Talk about crummy timing: After serving their country with distinction, retired U.S. Amy officers Chris Petersen and Dave Chonowski enrolled in the Gies College of Business’ MBA program to prepare for the next chapter of their careers.
It was 2007 — one year before You Know What.
“We were attending the full-time MBA (program) right smack dab in the midst of the Great Recession,” Petersen says from Cincinnati. “The MBA job market had absolutely bottomed out and in the fall of 2008, it looked like we were all going to graduate without jobs.
“Not to be deterred, I came up with an idea: If employers weren’t going to come to campus, I was going to bring them to me in a different way — so, I created my own hiring conference. Unlike normal events, this one was going to connect companies with military veterans who were enrolled at the top-ranked MBA programs in the U.S.
“It was a great idea, but none of my classmates wanted to help me get it off the ground — except for Dave, who I didn’t know well at the time. We found some early success; after we were featured in the Wall Street Journal, the company started to take off. What started as a simple little event company grew into one of the country’s premier diversity recruiting and tech companies — eventually, we created some software, too.
“In 2018, the company was acquired by one of the country’s leading executive search firms and it changed our lives in amazing ways. Dave and I are still business partners and we just launched Futurexecs, a career and network accelerator, and I couldn’t be happier to be working together with him again.

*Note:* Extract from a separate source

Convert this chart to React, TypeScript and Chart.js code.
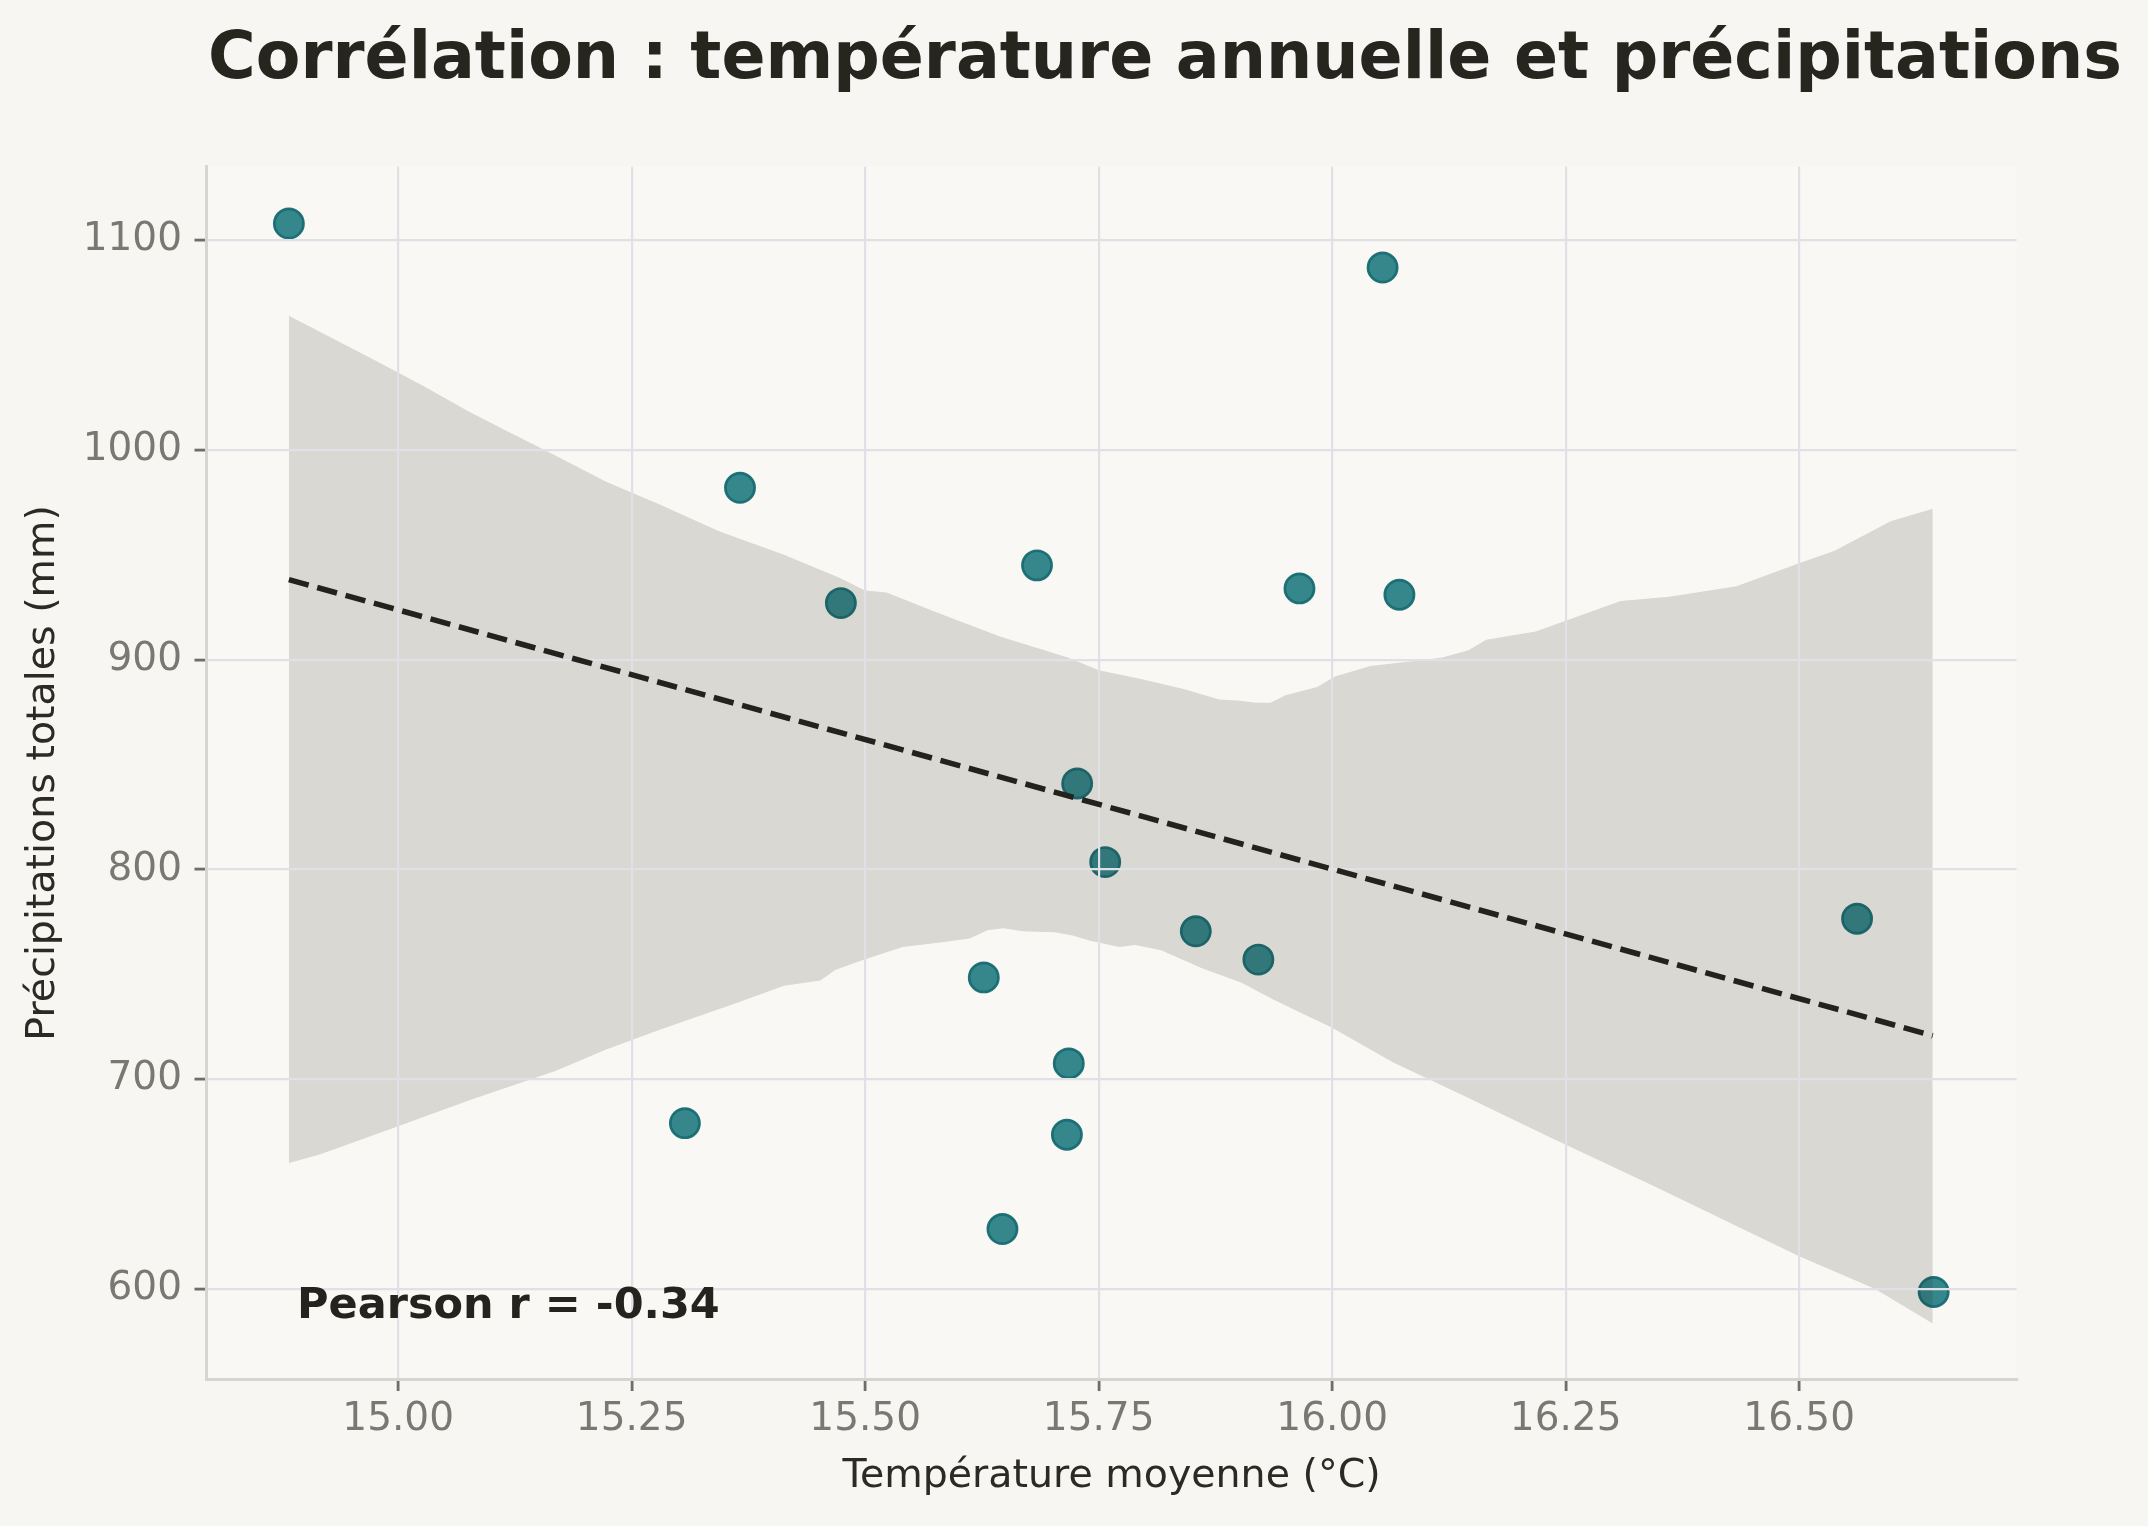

“The other person who had a profound effect on me while I was at Illinois was Ron Watkins. He was an assistant dean in the College of Business — also a former U.S. Army officer — and he had experience as an entrepreneur running his own logistics startup.
“At the time, there weren’t many on-campus resources for students looking to launch startups, so we found both his advice and enduring support to be invaluable to us personally and as founders, both while we were in school and still to this day.
“In fact, one of the reasons that I took a position as an adjunct professor teaching Lean Startup and Entrepreneurship at the University of Cincinnati was because I wanted to continue to ‘pay forward’ all the assistance he gave us over the years.”